Classifying tests into fast and deep may be a solution. The first category comprises tests that mock as much as possible and take no more than 20ms to run. The second category consists of tests that probe deeper to uncover elusive bugs, which might be overlooked by faster tests. More often than not, unit tests fall into the first category, while integration tests fit into the second. The distinction of “unit-vs-integration” is, in my view, misleading. “Fast-vs-deep” is much clearer since it’s evident to which category a test belongs. If a test takes under 20ms, it’s fast; if not, it’s deep.

Once tests are designated as either fast or deep, they should be run in two distinct scenarios: programmers run the fast tests during coding, while servers execute the deep tests during software build and/or release phases. In JUnit5, this categorization can be achieved using the @Tag annotation:

@Test
@Tag("fast")
void readsSomeData() throws IOException {
  // ...
}
@Test
@Tag("deep")
void readsFromManyFiles(@TempDir Path tmp) throws IOException {
  // ...
}

In most cases, obvious bugs will be detected by fast tests, giving programmers confidence when editing the code. On the rare occasions when fast tests fail to identify certain bugs, the deep tests will catch them.
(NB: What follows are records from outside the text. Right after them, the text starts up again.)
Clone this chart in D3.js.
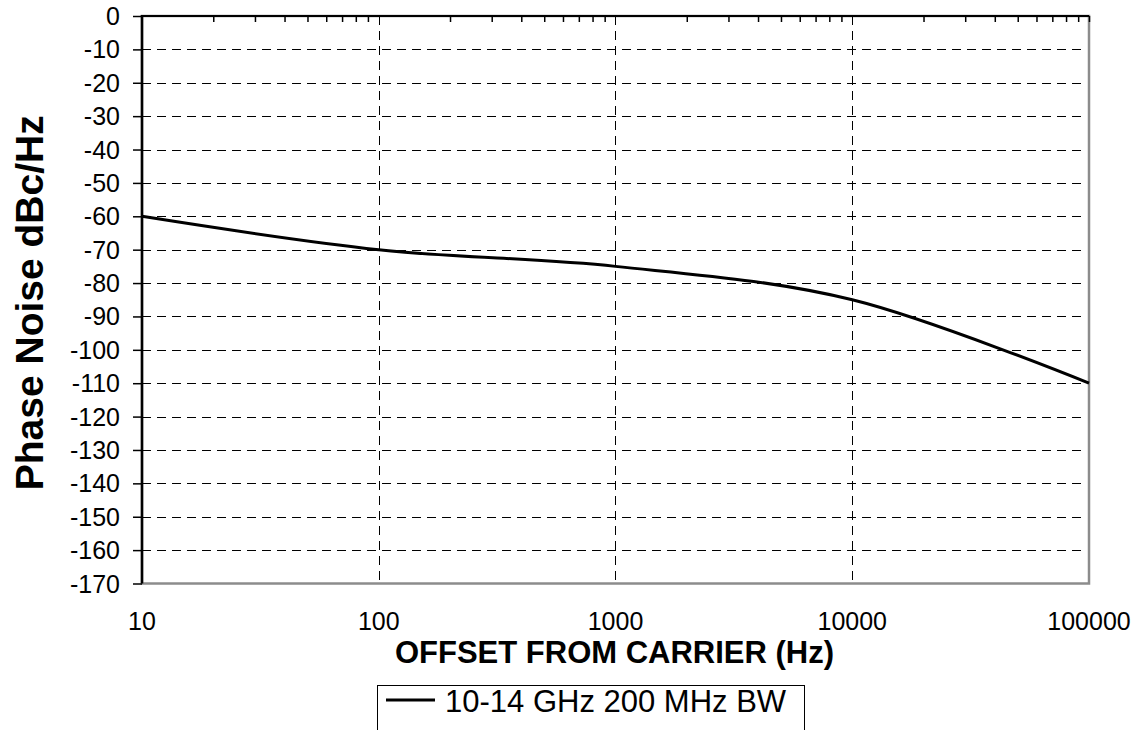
<!DOCTYPE html>
<html>
<head>
<meta charset="utf-8">
<script src="https://cdn.jsdelivr.net/npm/d3@7"></script>
<style>
  html, body { margin: 0; padding: 0; background: #fff; }
  svg { display: block; font-family: "Liberation Sans", Arial, sans-serif; }
</style>
</head>
<body>
<svg id="chart" width="1139" height="730"></svg>
<script>
// ---- data ----
const offsets = [10, 100, 1000, 10000, 100000];
const phaseNoise = [-60, -70, -75, -85, -110];
const seriesName = "10-14 GHz 200 MHz BW";
const xTickValues = [10, 100, 1000, 10000, 100000];
const xTickLabels = ["10", "100", "1000", "10000", "100000"];
const yTickValues = [0, -10, -20, -30, -40, -50, -60, -70, -80, -90, -100, -110, -120, -130, -140, -150, -160, -170];
const xTitle = "OFFSET FROM CARRIER (Hz)";
const yTitle = "Phase Noise dBc/Hz";

const svg = d3.select("#chart");
const L = 142, R = 1089, T = 16, B = 583.5;

const x = d3.scaleLog().domain([10, 100000]).range([L, R]);
const y = d3.scaleLinear().domain([-170, 0]).range([B, T]);
const fmt = v => String(v); // plain hyphen-minus

// plot area border (gray)
svg.append("rect")
  .attr("x", L).attr("y", T).attr("width", R - L).attr("height", B - T)
  .attr("fill", "none").attr("stroke", "#8c8c8c").attr("stroke-width", 2.5);

// horizontal gridlines
svg.append("g").selectAll("line")
  .data(yTickValues.filter(v => v < 0 && v > -170))
  .join("line")
  .attr("x1", L).attr("x2", R - 2)
  .attr("y1", d => Math.round(y(d)) + 0.5).attr("y2", d => Math.round(y(d)) + 0.5)
  .attr("stroke", "#000").attr("stroke-width", 1)
  .attr("stroke-dasharray", "9,6");

// vertical gridlines
svg.append("g").selectAll("line")
  .data(xTickValues.filter(v => v > 10 && v < 100000))
  .join("line")
  .attr("x1", d => Math.round(x(d)) + 0.5).attr("x2", d => Math.round(x(d)) + 0.5)
  .attr("y1", T).attr("y2", B - 1)
  .attr("stroke", "#000").attr("stroke-width", 1)
  .attr("stroke-dasharray", "9,6");

// top axis with minor ticks pointing inside
const minorTicks = [];
for (let dec = 10; dec < 100000; dec *= 10) {
  for (let k = 2; k <= 9; k++) minorTicks.push(dec * k);
}
minorTicks.push(100000);
const topAxis = d3.axisBottom(x).tickValues(minorTicks).tickSize(6).tickFormat("");
const gTop = svg.append("g").attr("transform", `translate(0,${T})`).call(topAxis);
gTop.select(".domain").remove();
gTop.selectAll(".tick line").attr("stroke", "#000").attr("stroke-width", 1.5);
svg.append("line").attr("x1", L - 1).attr("x2", R).attr("y1", T).attr("y2", T)
  .attr("stroke", "#000").attr("stroke-width", 2);

// x tick labels (bottom)
svg.append("g").selectAll("text")
  .data(xTickValues)
  .join("text")
  .attr("x", d => x(d)).attr("y", 630)
  .attr("text-anchor", "middle")
  .attr("font-size", 25)
  .attr("fill", "#000")
  .text((d, i) => xTickLabels[i]);

// left axis
const leftAxis = d3.axisLeft(y).tickValues(yTickValues).tickSize(9).tickPadding(13)
  .tickFormat(fmt);
const gLeft = svg.append("g").attr("transform", `translate(${L},0)`).call(leftAxis);
gLeft.select(".domain").remove();
gLeft.selectAll(".tick line").attr("stroke", "#000").attr("stroke-width", 1.5);
gLeft.selectAll(".tick text")
  .attr("font-size", 25).attr("font-family", "Liberation Sans, Arial, sans-serif")
  .attr("fill", "#000").attr("dy", "0.34em");
svg.append("line").attr("x1", L).attr("x2", L).attr("y1", T - 1).attr("y2", B)
  .attr("stroke", "#000").attr("stroke-width", 2.5);

// series line
const line = d3.line()
  .x((d, i) => x(offsets[i]))
  .y(d => y(d))
  .curve(d3.curveCardinal.tension(0));
svg.append("path")
  .datum(phaseNoise)
  .attr("d", line)
  .attr("fill", "none").attr("stroke", "#000").attr("stroke-width", 3);

// axis titles
svg.append("text")
  .attr("x", (L + R) / 2 - 1).attr("y", 663)
  .attr("text-anchor", "middle").attr("font-size", 31).attr("font-weight", "bold")
  .attr("fill", "#000")
  .text(xTitle);

svg.append("text")
  .attr("transform", `translate(43,${(T + B) / 2 + 3}) rotate(-90)`)
  .attr("text-anchor", "middle").attr("font-size", 39).attr("font-weight", "bold")
  .attr("fill", "#000")
  .text(yTitle);

// legend
const lg = svg.append("g");
lg.append("rect")
  .attr("x", 377.5).attr("y", 685.5).attr("width", 427).attr("height", 60)
  .attr("fill", "#fff").attr("stroke", "#000").attr("stroke-width", 1);
lg.append("line")
  .attr("x1", 386).attr("x2", 435).attr("y1", 700).attr("y2", 700)
  .attr("stroke", "#000").attr("stroke-width", 3);
lg.append("text")
  .attr("x", 445).attr("y", 712)
  .attr("font-size", 31).attr("fill", "#000")
  .text(seriesName);
</script>
</body>
</html>
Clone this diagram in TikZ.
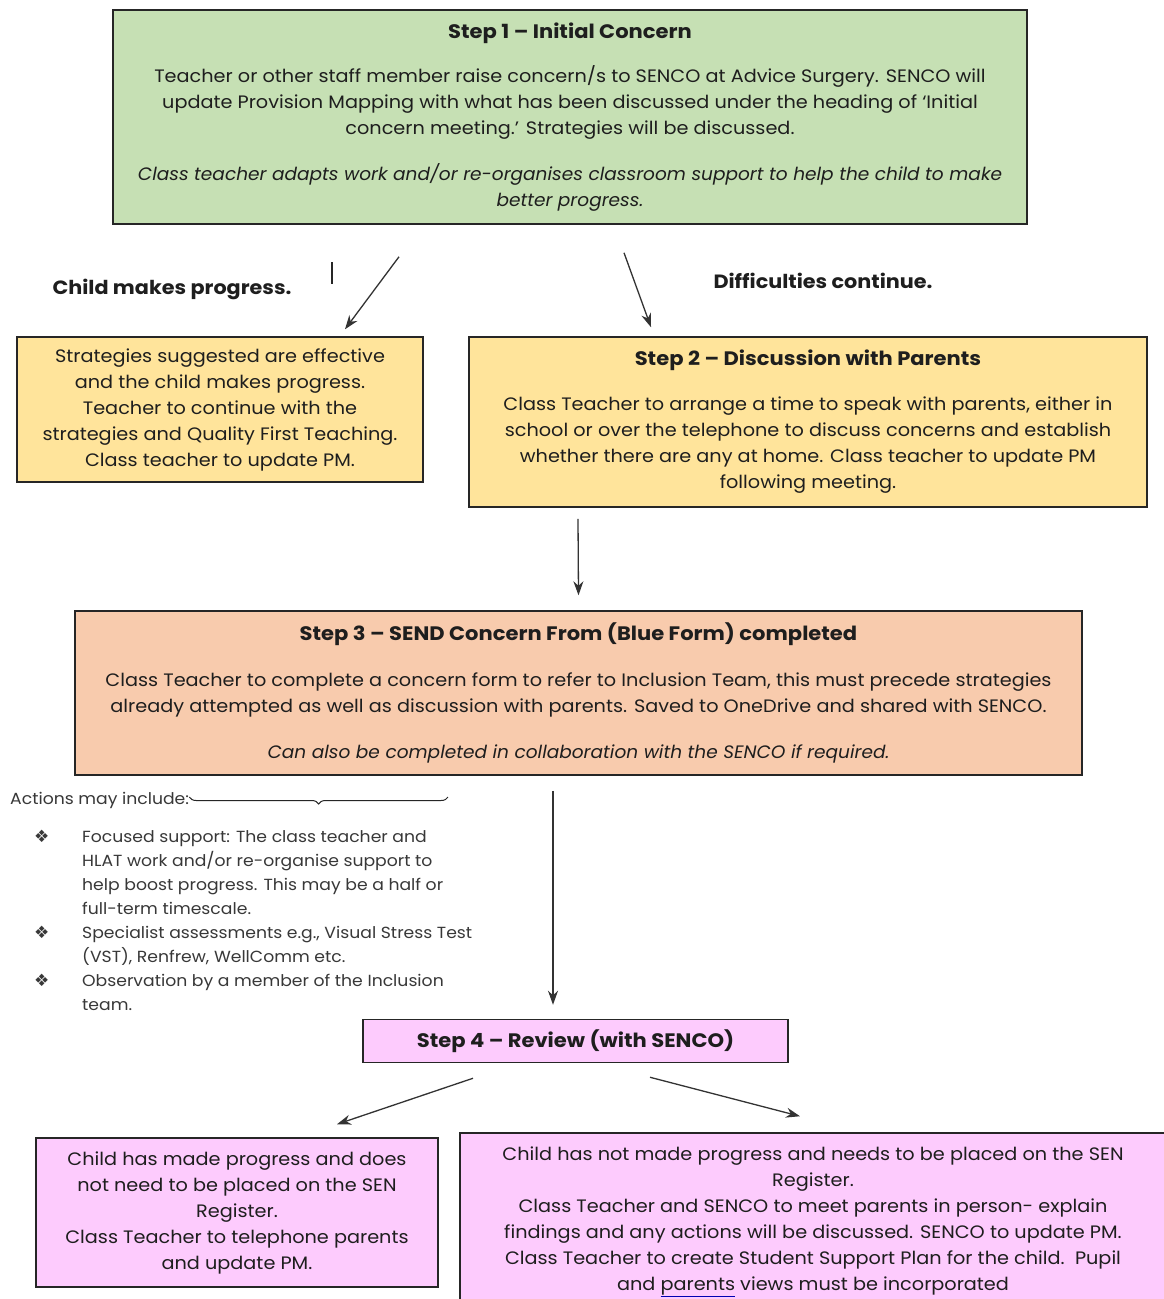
\documentclass[tikz,border=0pt]{standalone}
\usepackage{fontspec}
\setmainfont{Poppins}[UprightFeatures={FakeStretch=1.07}, ItalicFeatures={FakeStretch=1.03}]
\newfontfamily\titlefont{Poppins}[FakeStretch=1.08]
\newfontfamily\symfont{DejaVu Sans}
\usetikzlibrary{arrows.meta,decorations.pathreplacing}
\definecolor{stepgreen}{HTML}{C6E0B4}
\definecolor{stepyellow}{HTML}{FFE49B}
\definecolor{steporange}{HTML}{F8CBAD}
\definecolor{steppink}{HTML}{FDCBFD}
\definecolor{inktext}{HTML}{1E1E1E}
\definecolor{greytext}{HTML}{383838}
\newcommand\ttlfmt{\titlefont\bfseries\fontsize{19.5}{26}\selectfont}
\newcommand\bulletmark{{\symfont\fontsize{17}{24}\selectfont ❖}}
\begin{document}
\begin{tikzpicture}[x=1pt,y=-1pt,
  box/.style={draw=black!85, line width=1.5pt, align=center, inner sep=0pt,
    text=inktext, font=\fontsize{18}{26}\selectfont},
  arr/.style={-{Stealth[length=14pt,width=10pt]}, line width=1.3pt, draw=black!80},
  lbl/.style={font=\titlefont\bfseries\fontsize{19.2}{24}\selectfont, text=inktext},
  small/.style={font=\fontsize{16.1}{24}\selectfont, text=greytext}]
\clip (0,0) rectangle (1164,1299);
\fill[white] (0,0) rectangle (1164,1299);

% Step 1
\node[box, fill=stepgreen, minimum width=914pt, minimum height=214pt] (s1) at (570,117)
 {{\ttlfmt Step 1 – Initial Concern}\\[18pt]
  Teacher or other staff member raise concern/s to SENCO at Advice Surgery. SENCO will\\
  update Provision Mapping with what has been discussed under the heading of ‘Initial\\
  concern meeting.’ Strategies will be discussed.\\[20pt]
  \textit{Class teacher adapts work and/or re-organises classroom support to help the child to make}\\
  \textit{better progress.}};

% labels
\node[lbl] (lprog) at (172,289) {Child makes progress.};
\node[lbl] (ldiff) at (823,281) {Difficulties continue.};
\draw[line width=1.1pt, black!85] (332,262) -- (332,284);

% left yellow
\node[box, fill=stepyellow, minimum width=406pt, minimum height=145pt] (effective) at (220,409.5)
 {Strategies suggested are effective\\
  and the child makes progress.\\
  Teacher to continue with the\\
  strategies and Quality First Teaching.\\
  Class teacher to update PM.};

% Step 2
\node[box, fill=stepyellow, minimum width=678pt, minimum height=170pt] (s2) at (808,422)
 {{\ttlfmt Step 2 – Discussion with Parents}\\[19pt]
  Class Teacher to arrange a time to speak with parents, either in\\
  school or over the telephone to discuss concerns and establish\\
  whether there are any at home. Class teacher to update PM\\
  following meeting.};

% Step 3
\node[box, fill=steporange, minimum width=1007pt, minimum height=164pt] (s3) at (578.5,693)
 {{\ttlfmt Step 3 – SEND Concern From (Blue Form) completed}\\[20pt]
  Class Teacher to complete a concern form to refer to Inclusion Team, this must precede strategies\\
  already attempted as well as discussion with parents. Saved to OneDrive and shared with SENCO.\\[20pt]
  \textit{Can also be completed in collaboration with the SENCO if required.}};

% Actions
\node[small, anchor=west, inner sep=0pt] (actions) at (10,800) {Actions may include:};
\draw[line width=1pt, black!85, decorate, decoration={brace, amplitude=7pt}]
  (448,797) -- (actions.east |- 0,797);

\node[small, anchor=north west, inner sep=0pt] (list) at (34,825)
 {\begin{tabular}{@{}p{48pt}@{}l@{}}
  \bulletmark & Focused support: The class teacher and\\
   & HLAT work and/or re-organise support to\\
   & help boost progress. This may be a half or\\
   & full-term timescale.\\
  \bulletmark & Specialist assessments e.g., Visual Stress Test\\
   & (VST), Renfrew, WellComm etc.\\
  \bulletmark & Observation by a member of the Inclusion\\
   & team.
 \end{tabular}};

% Step 4
\node[box, fill=steppink, minimum width=425pt, minimum height=43pt] (s4) at (575.5,1041)
 {{\ttlfmt Step 4 – Review (with SENCO)}};

% bottom boxes
\node[box, fill=steppink, minimum width=402pt, minimum height=149pt] (notsen) at (237,1212.5)
 {Child has made progress and does\\
  not need to be placed on the SEN\\
  Register.\\
  Class Teacher to telephone parents\\
  and update PM.};

\node[box, fill=steppink, minimum width=706pt, minimum height=177pt] (sen) at (813,1221.5)
 {Child has not made progress and needs to be placed on the SEN\\
  Register.\\
  Class Teacher and SENCO to meet parents in person- explain\\
  findings and any actions will be discussed. SENCO to update PM.\\
  Class Teacher to create Student Support Plan for the child.\ \ Pupil\\
  and {\color{blue!70!black}\underline{\color{inktext}parents}} views must be incorporated};

% connectors
\draw[arr] ([xshift=-171pt,yshift=-32pt]s1.south) -- ([xshift=125pt,yshift=7pt]effective.north);
\draw[arr] ([xshift=54pt,yshift=-28pt]s1.south) -- ([xshift=-157pt,yshift=9pt]s2.north);
\draw[arr] ([xshift=-230pt,yshift=-11pt]s2.south) -- ([yshift=15pt]s3.north);
\draw[arr] ([xshift=-25.5pt,yshift=-15pt]s3.south) -- ([xshift=-22.5pt,yshift=14pt]s4.north);
\draw[arr] ([xshift=-102.5pt,yshift=-15pt]s4.south) -- ([xshift=100pt,yshift=13pt]notsen.north);
\draw[arr] ([xshift=74.5pt,yshift=-14pt]s4.south) -- ([xshift=-13pt,yshift=16pt]sen.north);
\end{tikzpicture}
\end{document}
Only then will programmers run the slow tests on their laptops.

This is how pom.xml may be configured to turn “fast” tests ON, by default:

<plugin>
  <artifactId>maven-surefire-plugin</artifactId>
  <configuration>
    <groups>fast</groups>
  </configuration>
</plugin>

In the CI environment, Maven must be started with the following flag:

$ mvn test -Dgroups=slow

A programmer can also run the “slow” tests on their own laptop using the same command line flag. However, this will typically only be done when the server issues a red signal.

P.S. By the way, the toString() method has another bug that isn’t detected by either the first or second test. Can you identify it? Could you devise a test that would expose this bug? Would you categorize this test as “fast” or “deep”?